Closed Ruirui-Huang closed 1 year ago
Hi @Ruirui-Huang,
Sorry, I might not fully understand your question. Please let me know if you are not satisfied with the answers below.
1). The image-net pre-trained model we used following CPS and is introduced in this page (checkpoint section). Such a pre-trained checkpoint is necessary for all the segmentation methods, as the pre-knowledge within the backbone is essential for optimal convergence.
2). We don't have enough space in the paper to prepare SOTA architecture studies, because we measure the extra PSPNet experiments for the peer methods (DARs). I believe a fair comparison must be held based on consistent architectures (and backbones). The supervised methods architectures that reach better mIoU can boost the semi-supervised performance simultaneously, reducing such experiments' importance.
regards, yuyuan
I got it. Thanks you very much! In addition, if I want to change the backbone architectures, do I need to train an additional pre-trained model based on the ImageNet?
Thanks for the great work! I have a relative question about the pre-trained model, too. I found that the pre-trained model initial is only applied to the student encoder, but not to the two teacher encoders. Is there any consideration for the design?

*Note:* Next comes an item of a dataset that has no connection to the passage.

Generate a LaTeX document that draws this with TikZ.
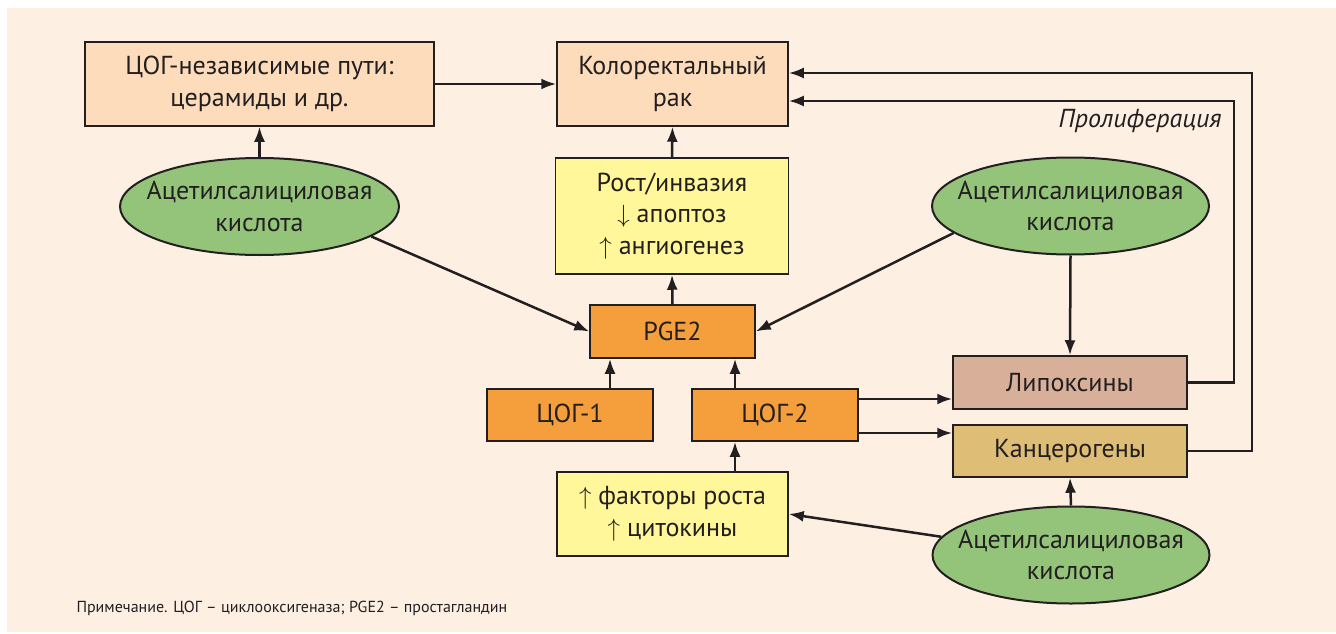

Hi @Ruirui-Huang No, I think all the backbones for the segmentation should have an imagenet pre-trained model. @kevinshieh0225 It doesn't impact a lot. The teacher networks' parameters will eventually be dominated by the student's parameters based on the EMA transfer. Intuitively, the random initliased teacher networks might own better divergence.
Thanks for your reply!
Very welcome!
Thank you very much for your work. I chose not to load the pre-trained model, and when using 1323 VOC12 labeled examples, I found that moiu was only 0.5241 highest. Also, I would like to ask why you did not choose SOTA supervised semantic segmentation models as backbone architectures?